Le passé de cette ville, autrefois animé et préservé, voit son authenticité se ternir, tandis que le célèbre Bordj Essaâ (Tour de l’Horloge), édifié à l’époque romaine et réutilisé comme tour de contrôle sous la colonisation, se retrouve dans un état catastrophique malgré les efforts de réhabilitation entrepris par l’APC de Bou Saâda. Quant à la question de savoir si la restauration seule peut suffire, Barkat insiste sur l’importance de bâtir une stratégie intégrée de restauration qui tienne compte d’un plan touristique rigoureux et d’une classification des priorités pour protéger efficacement ces sites.

«Le tourisme est devenu une véritable industrie, et la préservation de nos sites est essentielle pour en faire des destinations prisées, tant par les visiteurs locaux que par les étrangers. Les efforts existent, mais il manque une volonté tangible. Les mesures législatives sont en place, mais l’action sur le terrain demeure insuffisante», regrette-t-il, ajoutant que les budgets alloués restent souvent insuffisants pour entreprendre des travaux de restauration d’envergure.

Nécessité de plateformes numériques

Le Dr Abdelkrim Bensaïd, de l’Université d’Orléans en France a rappelé un fait essentiel : les étrangers en visite en Algérie ne sont souvent pas des touristes de loisirs, mais viennent pour des raisons professionnelles, et explorent le pays par la suite. 
Ce contexte met en lumière l’importance cruciale des plateformes numériques, car elles constituent le premier point de contact pour ces visiteurs potentiels.

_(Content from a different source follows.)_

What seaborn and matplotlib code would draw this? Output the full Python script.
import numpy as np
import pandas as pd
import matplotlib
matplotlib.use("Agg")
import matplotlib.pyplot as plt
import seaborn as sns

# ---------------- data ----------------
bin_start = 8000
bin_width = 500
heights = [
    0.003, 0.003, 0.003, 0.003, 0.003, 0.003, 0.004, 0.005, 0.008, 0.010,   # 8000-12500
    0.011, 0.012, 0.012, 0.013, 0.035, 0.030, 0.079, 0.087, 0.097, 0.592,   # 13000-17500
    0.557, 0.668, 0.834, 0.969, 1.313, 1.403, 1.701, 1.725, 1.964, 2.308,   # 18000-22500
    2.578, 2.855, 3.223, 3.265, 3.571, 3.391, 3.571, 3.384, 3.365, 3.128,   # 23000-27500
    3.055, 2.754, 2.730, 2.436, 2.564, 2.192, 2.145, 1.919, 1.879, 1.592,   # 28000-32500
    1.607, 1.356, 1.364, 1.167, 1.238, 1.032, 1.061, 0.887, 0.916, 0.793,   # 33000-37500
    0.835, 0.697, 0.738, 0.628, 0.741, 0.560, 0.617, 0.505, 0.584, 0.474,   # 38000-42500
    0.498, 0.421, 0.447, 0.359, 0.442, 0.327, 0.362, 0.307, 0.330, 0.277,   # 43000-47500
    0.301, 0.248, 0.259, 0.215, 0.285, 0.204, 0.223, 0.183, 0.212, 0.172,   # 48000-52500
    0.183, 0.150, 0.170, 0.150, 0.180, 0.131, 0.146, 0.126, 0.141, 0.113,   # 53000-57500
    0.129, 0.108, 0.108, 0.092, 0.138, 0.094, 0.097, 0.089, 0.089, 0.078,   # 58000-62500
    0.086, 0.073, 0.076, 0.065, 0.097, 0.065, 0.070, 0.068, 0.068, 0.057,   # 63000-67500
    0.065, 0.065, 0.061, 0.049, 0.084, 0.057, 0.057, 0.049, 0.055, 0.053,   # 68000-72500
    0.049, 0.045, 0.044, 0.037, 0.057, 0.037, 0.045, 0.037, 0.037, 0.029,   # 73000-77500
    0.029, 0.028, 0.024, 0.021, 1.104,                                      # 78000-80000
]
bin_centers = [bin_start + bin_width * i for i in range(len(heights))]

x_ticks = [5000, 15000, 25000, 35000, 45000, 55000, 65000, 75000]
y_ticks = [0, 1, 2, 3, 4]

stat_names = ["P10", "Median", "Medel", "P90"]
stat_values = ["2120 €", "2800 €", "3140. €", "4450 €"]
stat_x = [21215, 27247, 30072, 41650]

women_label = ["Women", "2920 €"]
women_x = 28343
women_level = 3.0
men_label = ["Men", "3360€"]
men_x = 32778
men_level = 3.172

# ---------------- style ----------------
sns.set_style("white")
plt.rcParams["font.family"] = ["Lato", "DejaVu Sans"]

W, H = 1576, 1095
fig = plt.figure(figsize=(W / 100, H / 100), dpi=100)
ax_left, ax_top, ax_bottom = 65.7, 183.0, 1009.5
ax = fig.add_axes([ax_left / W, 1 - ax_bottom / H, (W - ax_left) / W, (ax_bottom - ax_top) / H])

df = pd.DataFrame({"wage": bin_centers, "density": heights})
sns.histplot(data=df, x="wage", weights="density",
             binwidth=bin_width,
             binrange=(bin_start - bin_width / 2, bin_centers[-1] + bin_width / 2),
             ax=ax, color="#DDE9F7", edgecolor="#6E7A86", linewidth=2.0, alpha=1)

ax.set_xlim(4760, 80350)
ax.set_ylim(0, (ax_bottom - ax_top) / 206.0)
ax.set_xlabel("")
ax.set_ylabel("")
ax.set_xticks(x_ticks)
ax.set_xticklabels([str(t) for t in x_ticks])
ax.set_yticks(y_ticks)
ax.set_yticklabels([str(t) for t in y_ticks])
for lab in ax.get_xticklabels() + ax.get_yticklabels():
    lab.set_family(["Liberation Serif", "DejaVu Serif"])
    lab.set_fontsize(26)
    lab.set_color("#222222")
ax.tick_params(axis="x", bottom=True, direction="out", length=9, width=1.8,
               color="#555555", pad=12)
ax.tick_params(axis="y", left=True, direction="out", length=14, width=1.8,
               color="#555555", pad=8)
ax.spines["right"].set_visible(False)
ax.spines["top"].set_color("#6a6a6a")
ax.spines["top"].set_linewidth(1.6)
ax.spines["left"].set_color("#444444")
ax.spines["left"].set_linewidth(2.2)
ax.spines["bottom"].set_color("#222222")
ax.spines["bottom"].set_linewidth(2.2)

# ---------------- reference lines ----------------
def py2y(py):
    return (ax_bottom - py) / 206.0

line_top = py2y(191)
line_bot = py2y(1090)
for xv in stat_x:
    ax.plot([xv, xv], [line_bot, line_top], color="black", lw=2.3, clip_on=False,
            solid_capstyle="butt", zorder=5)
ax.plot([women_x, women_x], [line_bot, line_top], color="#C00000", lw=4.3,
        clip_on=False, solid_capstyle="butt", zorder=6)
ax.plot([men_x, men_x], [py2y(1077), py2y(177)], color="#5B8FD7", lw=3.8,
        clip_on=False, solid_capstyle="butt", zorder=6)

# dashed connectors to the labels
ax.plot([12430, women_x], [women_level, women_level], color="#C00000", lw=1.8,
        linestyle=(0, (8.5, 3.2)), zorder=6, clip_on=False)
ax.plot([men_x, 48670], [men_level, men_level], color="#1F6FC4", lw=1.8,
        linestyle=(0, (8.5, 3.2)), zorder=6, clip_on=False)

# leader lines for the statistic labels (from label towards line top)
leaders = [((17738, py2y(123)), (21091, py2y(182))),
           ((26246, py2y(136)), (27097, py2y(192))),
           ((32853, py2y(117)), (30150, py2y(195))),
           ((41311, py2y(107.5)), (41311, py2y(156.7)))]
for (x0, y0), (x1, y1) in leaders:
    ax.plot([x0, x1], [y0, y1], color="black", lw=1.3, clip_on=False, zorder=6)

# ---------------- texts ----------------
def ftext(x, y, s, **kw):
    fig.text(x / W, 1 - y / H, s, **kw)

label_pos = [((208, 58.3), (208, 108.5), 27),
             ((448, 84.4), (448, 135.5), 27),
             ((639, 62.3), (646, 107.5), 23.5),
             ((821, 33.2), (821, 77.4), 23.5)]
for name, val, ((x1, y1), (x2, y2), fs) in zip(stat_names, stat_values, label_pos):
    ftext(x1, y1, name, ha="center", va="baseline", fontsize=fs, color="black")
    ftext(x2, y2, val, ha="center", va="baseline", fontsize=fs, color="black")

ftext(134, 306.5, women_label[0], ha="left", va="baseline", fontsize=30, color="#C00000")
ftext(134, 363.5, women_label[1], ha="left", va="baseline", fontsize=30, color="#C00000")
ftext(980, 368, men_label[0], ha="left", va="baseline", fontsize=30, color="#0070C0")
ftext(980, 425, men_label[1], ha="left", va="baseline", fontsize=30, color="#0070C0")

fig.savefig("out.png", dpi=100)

En prenant pour exemple un chercheur s’intéressant au tourisme, il souligne qu’avant de se lancer dans ses travaux, ce dernier consulte ces plateformes pour obtenir des informations pertinentes. L’accès aux données constitue souvent la difficulté majeure dans la recherche, et les plateformes numériques offrent la possibilité d’accéder aux données nécessaires de manière instantanée et indépendante, sans avoir à se déplacer.

Pour illustrer l’efficacité des outils numériques, il avance qu’une carte interactive est souvent plus parlante qu’un long discours. Ces plateformes deviennent dès lors des ressources précieuses, non seulement pour les chercheurs, mais également pour les décideurs politiques, leur permettant de visualiser et de comprendre des informations essentielles d’un simple coup d’œil. Afin de sensibiliser efficacement les autorités, il est indispensable de disposer d’outils performants, tels que ces plateformes numériques, qui rendent l’information accessible et percutante. 

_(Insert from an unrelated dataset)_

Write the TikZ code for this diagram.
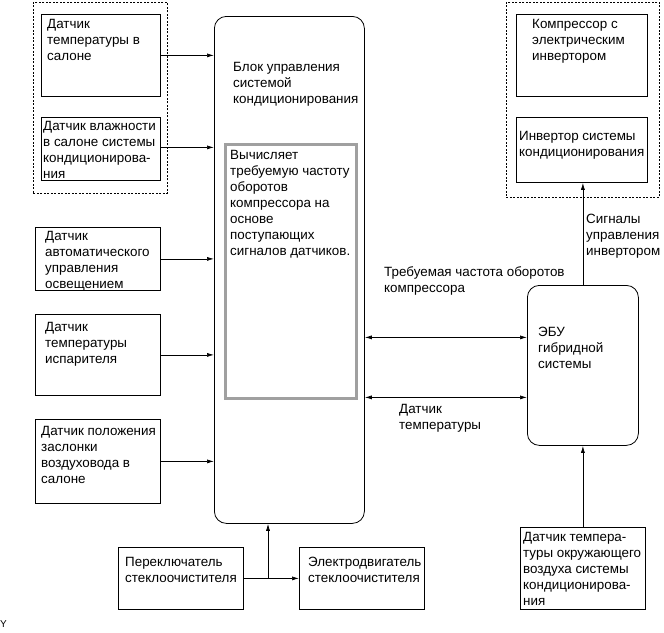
\documentclass[tikz,border=0pt]{standalone}
\usepackage{fontspec}
\setmainfont{Liberation Sans}
\usetikzlibrary{arrows.meta,calc}
\definecolor{framegray}{RGB}{160,160,160}
\tikzset{
  box/.style={draw, line width=0.8pt, inner sep=0, anchor=north west},
  grp/.style={draw, line width=0.7pt, dash pattern=on 2pt off 1.5pt, inner sep=0, anchor=north west},
  txt/.style={font=\fontsize{13.4}{16}\selectfont, align=left, anchor=north west, inner sep=0},
  arr/.style={line width=0.7pt, -{Latex[length=7pt,width=4pt]}},
  darr/.style={line width=0.7pt, {Latex[length=7pt,width=4pt]}-{Latex[length=7pt,width=4pt]}},
}
\newcommand{\bx}[5]{\node[box, minimum width=#3-#1, minimum height=#4-#2] (#5) at (#1,#2) {};}
\begin{document}
\begin{tikzpicture}[x=1pt,y=-1pt]
\useasboundingbox (0,0) rectangle (664,632);
% groups
\node[grp, minimum width=134, minimum height=191] (gl) at (33,2) {};
\node[grp, minimum width=153, minimum height=195] (gr) at (506,2) {};
% left boxes
\bx{41}{14}{160}{96}{b1}
\bx{41}{117}{160}{180}{b2}
\bx{35}{227}{160}{290}{b3}
\bx{35}{314}{160}{395}{b4}
\bx{35}{419}{160}{503}{b5}
\node[txt] (t1) at (47,19) {Датчик\\температуры в\\салоне};
\node[txt] (t2) at (43,121) {Датчик влажности\\в салоне системы\\кондиционирова-\\ния};
\node[txt] (t3) at (45,231) {Датчик\\автоматического\\управления\\освещением};
\node[txt] (t4) at (45,322) {Датчик\\температуры\\испарителя};
\node[txt] (t5) at (41,426) {Датчик положения\\заслонки\\воздуховода в\\салоне};
% main block
\node[box, rounded corners=12pt, minimum width=150, minimum height=507] (main) at (214,16) {};
\node[txt] (tm) at (233,62) {Блок управления\\системой\\кондиционирования};
\node[draw=framegray, line width=3pt, inner sep=0, anchor=north west, minimum width=131, minimum height=254] (calc) at (224,143) {};
\node[txt] (tc) at (230,150) {Вычисляет\\требуемую частоту\\оборотов\\компрессора на\\основе\\поступающих\\сигналов датчиков.};
% right boxes
\bx{516}{14}{647}{96}{comp}
\bx{516}{117}{647}{182}{inv}
\node[txt] (tcomp) at (532,19) {Компрессор с\\электрическим\\инвертором};
\node[txt] (tinv) at (519,131) {Инвертор системы\\кондиционирования};
\node[box, rounded corners=12pt, minimum width=111, minimum height=160] (ecu) at (527,285) {};
\node[txt] (tecu) at (538,327) {ЭБУ\\гибридной\\системы};
\bx{520}{527}{645}{609}{amb}
\node[txt] (tamb) at (523,532) {Датчик темпера-\\туры окружающего\\воздуха системы\\кондиционирова-\\ния};
% bottom boxes
\bx{118}{547}{243}{609}{sw}
\bx{299}{547}{424}{609}{mot}
\node[txt] (tsw) at (125,557) {Переключатель\\стеклоочистителя};
\node[txt] (tmot) at (308,557) {Электродвигатель\\стеклоочистителя};
% labels
\node[txt] (lreq) at (384,266) {Требуемая частота оборотов\\компрессора};
\node[txt] (ltemp) at (399,404) {Датчик\\температуры};
\node[txt] (lsig) at (586,214) {Сигналы\\управления\\инвертором};
\node[font=\fontsize{10}{11}\selectfont, anchor=west, inner sep=0] (ycode) at (0,624) {Y};
% connectors
\draw[arr] (b1.east) -- (b1.east -| main.west);
\draw[arr] ([yshift=1.5pt]b2.east) -- ([yshift=1.5pt]b2.east -| main.west);
\draw[arr] (b3.east) -- (b3.east -| main.west);
\draw[arr] (b4.east) -- (b4.east -| main.west);
\draw[arr] (b5.east) -- (b5.east -| main.west);
\draw[darr] ([yshift=28pt]ecu.west -| main.east) -- ([yshift=28pt]ecu.west);
\draw[darr] ([yshift=-32pt]ecu.west -| main.east) -- ([yshift=-32pt]ecu.west);
\draw[arr] (ecu.north) -- (ecu.north |- inv.south);
\draw[arr] (amb.north) -- (amb.north |- ecu.south);
\draw[arr] (sw.east) -- (mot.west);
\coordinate (j) at (268,578);
\draw[arr] (j) -- (j |- main.south);
\end{tikzpicture}
\end{document}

Ces dispositifs ne doivent pas seulement être conçus pour attirer des touristes, mais doivent aussi servir de support fiable pour les travaux de recherche. Cependant, certaines contraintes se posent. Dr Bensaïd insiste en effet sur la nécessité d’héberger ces données en Algérie, dans des serveurs sécurisés, pour éviter toute fuite d’informations. La sécurité de ces plateformes doit être assurée par des experts en cybersécurité hautement qualifiés, ce qui implique de renforcer les compétences dans ce domaine, d’autant plus que de nombreux informaticiens algériens travaillent désormais à l’étranger.

Cette mesure est indispensable pour protéger les données de toute exploitation malveillante. Par ailleurs, il appelle à investir dans des infrastructures de transport modernes et sûres, un besoin crucial pour faire de l’Algérie une destination plus accessible. Actuellement, le coût élevé des billets d’avion et le manque d’infrastructures modernes constituent des freins au développement du secteur touristique. Si l’Algérie souhaite s’ouvrir davantage, Dr Bensaïd propose de s’inspirer du modèle de développement turc, en le prenant comme point de départ.

Le pays dispose de nombreux atouts naturels et géographiques ; par exemple, une étude menée aux États-Unis à une époque avait révélé que Djelfa constituait un emplacement stratégique idéal pour établir un aéroport de transit international. «Hélas, aucune initiative n’a suivi ces études», déplore-t-il, en ajoutant que l’Algérie a formé dans les années 1970 des cadres, y compris des étrangers, et dispose des compétences nécessaires pour atteindre ces ambitions.